Robert Ranke Graves (24 July 1895 – 7 December 1985), whose second name is sometimes given as von Ranke, was an English poet, novelist and critic. His father was Alfred Perceval Graves, a celebrated Irish poet and figure in the Gaelic revival; they were both Celticists and students of Irish mythology. Robert Graves produced more than 140 works in his lifetime. His poems, his translations, and innovative analysis of the Greek myths, his memoir of his early life—including his role in the First World War, Good-Bye to All That (1929), and his speculative study of poetic inspiration in The White Goddess (1948), have never been out of print.
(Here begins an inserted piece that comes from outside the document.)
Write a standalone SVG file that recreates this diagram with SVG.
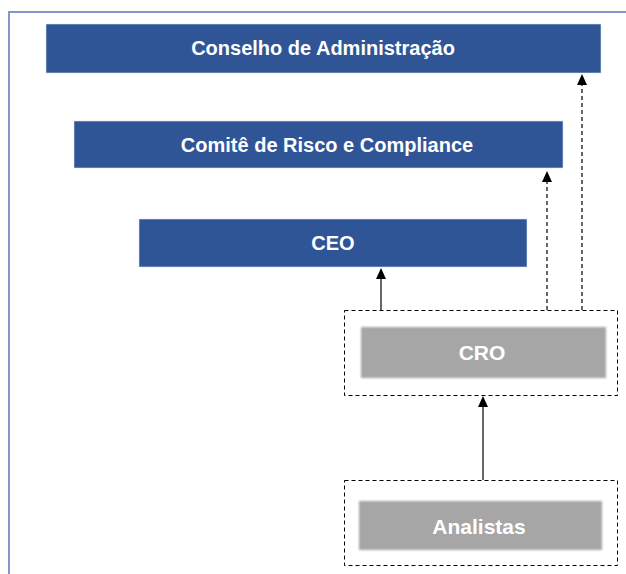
<svg xmlns="http://www.w3.org/2000/svg" width="626" height="574" viewBox="0 0 626 574">
  <style>
    .blue { fill: #2F5597; stroke: #dbe3f2; stroke-width: 0.6; }
    .gray { fill: #a6a6a6; }
    .group { fill: none; stroke: #000; stroke-width: 1; stroke-dasharray: 4 3; }
    .lbl { font-family: "Liberation Sans", Arial, sans-serif; font-weight: bold; font-size: 20px; fill: #fff; text-anchor: middle; }
    .glbl { font-size: 21px; }
    .solid { fill: none; stroke: #000; stroke-width: 1.2; }
    .dash { fill: none; stroke: #000; stroke-width: 1.2; stroke-dasharray: 4 3; }
    .head { fill: #000; }
  </style>
  <defs>
    <filter id="soft" x="-5%" y="-20%" width="110%" height="140%">
      <feGaussianBlur stdDeviation="1.3"/>
    </filter>
  </defs>
  <rect x="0" y="0" width="626" height="574" fill="#fff"/>
  <rect x="9" y="12" width="700" height="700" fill="none" stroke="#8497c8" stroke-width="2"/>

  <g id="conselho">
    <rect class="blue" x="46" y="24" width="555" height="49"/>
    <text class="lbl" x="323" y="55">Conselho de Administração</text>
  </g>
  <g id="comite">
    <rect class="blue" x="74" y="121" width="489" height="47"/>
    <text class="lbl" x="327" y="152">Comitê de Risco e Compliance</text>
  </g>
  <g id="ceo">
    <rect class="blue" x="139" y="219" width="388" height="48"/>
    <text class="lbl" x="333" y="250">CEO</text>
  </g>
  <g id="cro">
    <rect class="group" x="344.5" y="310.5" width="273" height="85"/>
    <rect class="gray" x="361" y="327" width="245" height="51" filter="url(#soft)"/>
    <text class="lbl glbl" x="482" y="360">CRO</text>
  </g>
  <g id="analistas">
    <rect class="group" x="344.5" y="480.5" width="273" height="85"/>
    <rect class="gray" x="359" y="501" width="243" height="49" filter="url(#soft)"/>
    <text class="lbl glbl" x="479" y="534">Analistas</text>
  </g>

  <g id="connectors">
    <line class="solid" x1="381" y1="310" x2="381" y2="279"/>
    <path class="head" d="M381 268 L386 279 L376 279 Z"/>
    <line class="dash" x1="547" y1="310" x2="547" y2="182"/>
    <path class="head" d="M547 171 L552 182 L542 182 Z"/>
    <line class="dash" x1="582" y1="310" x2="582" y2="85"/>
    <path class="head" d="M582 74 L587 85 L577 85 Z"/>
    <line class="solid" x1="483" y1="480" x2="483" y2="407"/>
    <path class="head" d="M483 396 L488 407 L478 407 Z"/>
  </g>
</svg>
He was also a renowned short story writer, with work such as "The Tenement" still read.

Description

"The objects of this autobiography, written at the age of thirty-three, are simple enough: an opportunity for a formal good-bye to you and to you and to you and to me and to all that; forgetfulness, because once all this has been settled in my mind and written down and published it need never be thought about again; money.". Thus begins Robert Graves's classic 1929 autobiography with its searing account of life in the trenches of the First World War; and yet this opening passage, together with much significant material, has been unavailable since 1957, when a middle-aged Graves totally revised his text, robbing it of the painfully raw edge that had helped to make it an international bestseller. By 1957 major changes in his private life had taken place. Graves was no longer living with the American poet Laura Riding, under whose influence and in whose honor the original had been written. By cutting out all references to Riding, by deleting passages which revealed the mental strains under which he had labored, and by meticulously editing the entire text, Graves destroyed most of what had made it so powerful but also removed it from the only context in which it could be fully understood. We are pleased to offer the original 1929 edition on the occasion of Graves's 100th anniversary, edited and annotated by Robert Graves's nephew and biographer, whose lucid introduction greatly enhances its value.